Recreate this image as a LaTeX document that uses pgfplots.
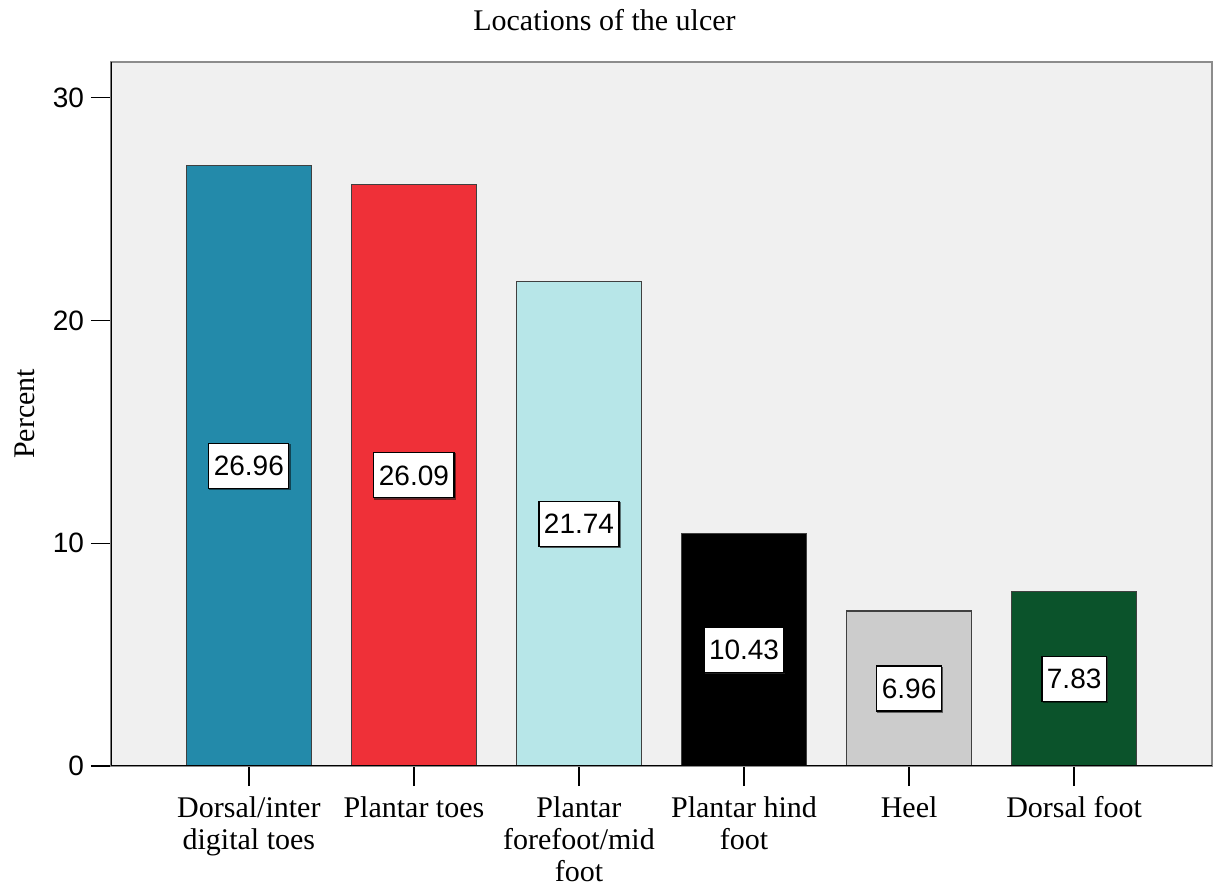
\documentclass[border=0pt]{standalone}
\usepackage{fontspec}
\setmainfont{Liberation Serif}
\newfontfamily\numfont{Liberation Sans}
\usepackage{pgfplots}
\usepackage{pgfplotstable}
\usetikzlibrary{shadows}
\pgfplotsset{compat=1.18}
\definecolor{bg}{RGB}{240,240,240}
\definecolor{cA}{RGB}{35,138,170}
\definecolor{cB}{RGB}{239,48,56}
\definecolor{cC}{RGB}{183,230,232}
\definecolor{cD}{RGB}{0,0,0}
\definecolor{cE}{RGB}{204,204,204}
\definecolor{cF}{RGB}{11,83,43}
\pgfplotstableread{
x y
1 26.96
2 26.09
3 21.74
4 10.43
5 6.96
6 7.83
}\data
\begin{document}
\begin{tikzpicture}
\begin{axis}[name=ax, scale only axis, width=550.5pt, height=352pt,
  xmin=0.165, xmax=6.835, ymin=0, ymax=31.6,
  bar width=62.5pt,
  axis background/.style={fill=bg},
  axis line style={draw=black!45, line width=0.7pt},
  xtick={1,...,6},
  xticklabels={{\strut Dorsal/inter\\digital toes},{\strut Plantar toes},{\strut Plantar\\forefoot/mid\\foot},{\strut Plantar hind\\foot},{\strut Heel},{\strut Dorsal foot}},
  xticklabel style={align=center, font=\fontsize{15}{16}\selectfont, anchor=north, yshift=-1pt},
  ytick={0,10,20,30},
  yticklabel style={font=\numfont\fontsize{14}{16}\selectfont},
  /pgf/number format/assume math mode=true,
  tick align=outside, major tick length=10pt,
  tick style={black, line width=0.7pt},
  xtick pos=bottom, ytick pos=left,
  title={Locations of the ulcer},
  title style={at={(0.5,1)}, anchor=base, yshift=9.5pt, xshift=-28.5pt, font=\fontsize{15}{16.5}\selectfont},
  ylabel={Percent},
  ylabel style={at={(axis description cs:-0.078,0.5)}, anchor=center, font=\fontsize{15}{16.5}\selectfont},
]
\addplot[ybar, bar shift=0pt, fill=cA, draw=black!75, line width=0.6pt] coordinates {(1,26.96)};
\addplot[ybar, bar shift=0pt, fill=cB, draw=black!75, line width=0.6pt] coordinates {(2,26.09)};
\addplot[ybar, bar shift=0pt, fill=cC, draw=black!75, line width=0.6pt] coordinates {(3,21.74)};
\addplot[ybar, bar shift=0pt, fill=cD, draw=black!75, line width=0.6pt] coordinates {(4,10.43)};
\addplot[ybar, bar shift=0pt, fill=cE, draw=black!75, line width=0.6pt] coordinates {(5,6.96)};
\addplot[ybar, bar shift=0pt, fill=cF, draw=black!75, line width=0.6pt] coordinates {(6,7.83)};
\addplot[only marks, mark=none, point meta=explicit,
  nodes near coords={\pgfmathprintnumber[fixed,precision=2,fixed zerofill,assume math mode=true]{\pgfplotspointmeta}},
  every node near coord/.append style={anchor=center, draw=black, fill=white, line width=0.6pt,
    font=\numfont\fontsize{14}{16}\selectfont, inner xsep=2.5pt, minimum height=22.5pt, text=black,
    drop shadow={shadow xshift=0.6pt, shadow yshift=-0.6pt, fill=black!50}}]
  table[x=x, y expr=\thisrow{y}/2, meta=y] {\data};
\draw[black, line width=0.7pt] (rel axis cs:0,1) -- (rel axis cs:0,0) -- (rel axis cs:1,0);
\end{axis}
\pgfresetboundingbox
\path ([shift={(-55.5pt,-60.5pt)}]ax.south west) rectangle ([shift={(1pt,31pt)}]ax.north east);
\end{tikzpicture}
\end{document}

::::

• _Written request_
The pictures should not be reproduced; quote all of the other material exactly.

• _Exercise response_
Recreate this image as a LaTeX document that uses pgfplots.
\documentclass[border=0pt]{standalone}
\usepackage{fontspec}
\setmainfont{Liberation Serif}
\newfontfamily\numfont{Liberation Sans}
\usepackage{pgfplots}
\usepackage{pgfplotstable}
\usetikzlibrary{shadows}
\pgfplotsset{compat=1.18}
\definecolor{bg}{RGB}{240,240,240}
\definecolor{cA}{RGB}{35,138,170}
\definecolor{cB}{RGB}{239,48,56}
\definecolor{cC}{RGB}{183,230,232}
\definecolor{cD}{RGB}{0,0,0}
\definecolor{cE}{RGB}{204,204,204}
\definecolor{cF}{RGB}{11,83,43}
\pgfplotstableread{
x y
1 26.96
2 26.09
3 21.74
4 10.43
5 6.96
6 7.83
}\data
\begin{document}
\begin{tikzpicture}
\begin{axis}[name=ax, scale only axis, width=550.5pt, height=352pt,
  xmin=0.165, xmax=6.835, ymin=0, ymax=31.6,
  bar width=62.5pt,
  axis background/.style={fill=bg},
  axis line style={draw=black!45, line width=0.7pt},
  xtick={1,...,6},
  xticklabels={{\strut Dorsal/inter\\digital toes},{\strut Plantar toes},{\strut Plantar\\forefoot/mid\\foot},{\strut Plantar hind\\foot},{\strut Heel},{\strut Dorsal foot}},
  xticklabel style={align=center, font=\fontsize{15}{16}\selectfont, anchor=north, yshift=-1pt},
  ytick={0,10,20,30},
  yticklabel style={font=\numfont\fontsize{14}{16}\selectfont},
  /pgf/number format/assume math mode=true,
  tick align=outside, major tick length=10pt,
  tick style={black, line width=0.7pt},
  xtick pos=bottom, ytick pos=left,
  title={Locations of the ulcer},
  title style={at={(0.5,1)}, anchor=base, yshift=9.5pt, xshift=-28.5pt, font=\fontsize{15}{16.5}\selectfont},
  ylabel={Percent},
  ylabel style={at={(axis description cs:-0.078,0.5)}, anchor=center, font=\fontsize{15}{16.5}\selectfont},
]
\addplot[ybar, bar shift=0pt, fill=cA, draw=black!75, line width=0.6pt] coordinates {(1,26.96)};
\addplot[ybar, bar shift=0pt, fill=cB, draw=black!75, line width=0.6pt] coordinates {(2,26.09)};
\addplot[ybar, bar shift=0pt, fill=cC, draw=black!75, line width=0.6pt] coordinates {(3,21.74)};
\addplot[ybar, bar shift=0pt, fill=cD, draw=black!75, line width=0.6pt] coordinates {(4,10.43)};
\addplot[ybar, bar shift=0pt, fill=cE, draw=black!75, line width=0.6pt] coordinates {(5,6.96)};
\addplot[ybar, bar shift=0pt, fill=cF, draw=black!75, line width=0.6pt] coordinates {(6,7.83)};
\addplot[only marks, mark=none, point meta=explicit,
  nodes near coords={\pgfmathprintnumber[fixed,precision=2,fixed zerofill,assume math mode=true]{\pgfplotspointmeta}},
  every node near coord/.append style={anchor=center, draw=black, fill=white, line width=0.6pt,
    font=\numfont\fontsize{14}{16}\selectfont, inner xsep=2.5pt, minimum height=22.5pt, text=black,
    drop shadow={shadow xshift=0.6pt, shadow yshift=-0.6pt, fill=black!50}}]
  table[x=x, y expr=\thisrow{y}/2, meta=y] {\data};
\draw[black, line width=0.7pt] (rel axis cs:0,1) -- (rel axis cs:0,0) -- (rel axis cs:1,0);
\end{axis}
\pgfresetboundingbox
\path ([shift={(-55.5pt,-60.5pt)}]ax.south west) rectangle ([shift={(1pt,31pt)}]ax.north east);
\end{tikzpicture}
\end{document}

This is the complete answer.